The nation’s longest rivalry in terms of games played is also one of the closest.
Miraculously, after 183 games completed between Punahou and Kamehameha dating back to 1903, the Buffanblu have a chance to even the all-time series at 89-89-6 with a victory on Thursday night in the ILH opener for both teams at Aloha Stadium.
The NFHS recently recognized the Punahou-Kamehameha rivalry as the longest in the nation in terms of games played. The 183 meetings between the two schools are 31 more than the 152 games played between Westerly and Stonington in Connecticut.
Punahou has won the last six meetings, matching its third-longest winning streak in the series. It took nine straight from the Warriors between 1970 and 1974.
Kamehameha once won 12 in a row in the series from 1997 to 2002.
After opening the season scoring a school-record 70 points against Leilehua, the Buffanblu have had to wait 27 days between games. Punahou has shown in recent years it is capable of handling long layoffs during the season. During their run of four consecutive ILH titles between 2011 and 2014, the Buffanblu went three straights years waiting three full weeks between their final ILH game and first state tournament game. They won all three games after the long break by an average of 25 points.
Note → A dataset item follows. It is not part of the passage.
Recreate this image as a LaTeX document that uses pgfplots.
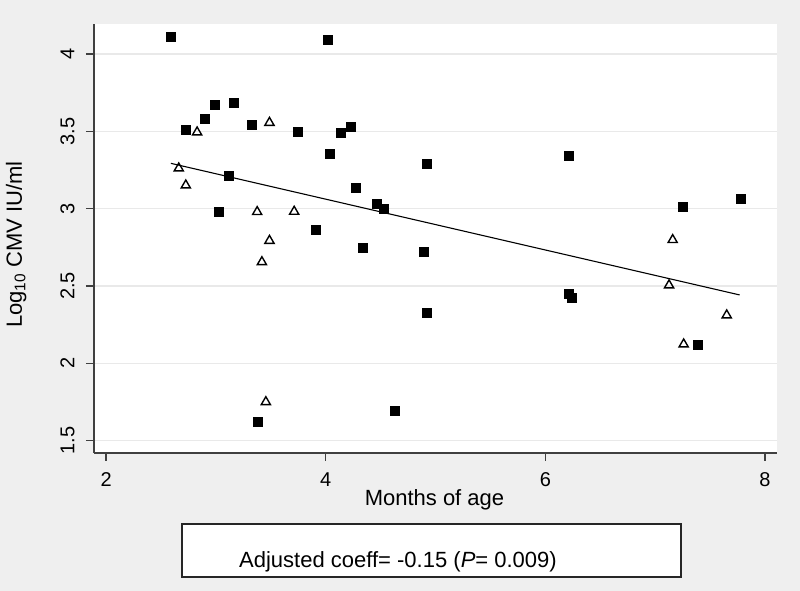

The Warriors have gotten in two games so far this season, losing a lead in the final minutes of a 26-20 loss to Waianae in their opener on Aug. 5, and beating Baldwin 38-14 on Maui a week later.
Kamehameha’s recent struggles against Punahou can be directly linked to its running game. When it won 12 in a row against the Buffanblu, Kamehameha had a 100-yard rusher in all 12 games, including Kahe Santos‘ 225-yard performance in a 21-9 victory in 2002. Punahou broke the winning streak by holding Kamehameha’s leading rusher, TJ Kuahine, to 65 yards in a 14-6 win in 2003.
Since taking control of the series winning six straight, Punahou hasn’t allowed a single Kamehameha running back to top 100 yards. In a 47-7 win in 2014, Punahou held Kamehameha’s leading rusher, Jordan Bayudan, to 26 yards. That was the fewest number of yards by Kamehameha’s leading rusher against Punahou since 1991.
The Warriors switched to a primarily passing offense in the final year of Doug Cosbie‘s tenure as head coach last season, posing the three highest single-game passing totals in school history. New head coach Abu Ma’afala has struck primarily with the running game so far, attempting 77 rushes to just 38 passing attempts.
It’s brought mixed results so far, but it sticks with the formula of how Kamehameha teams of the past have beaten Punahou.
We’ll see Thursday night if the formula still works in 2016.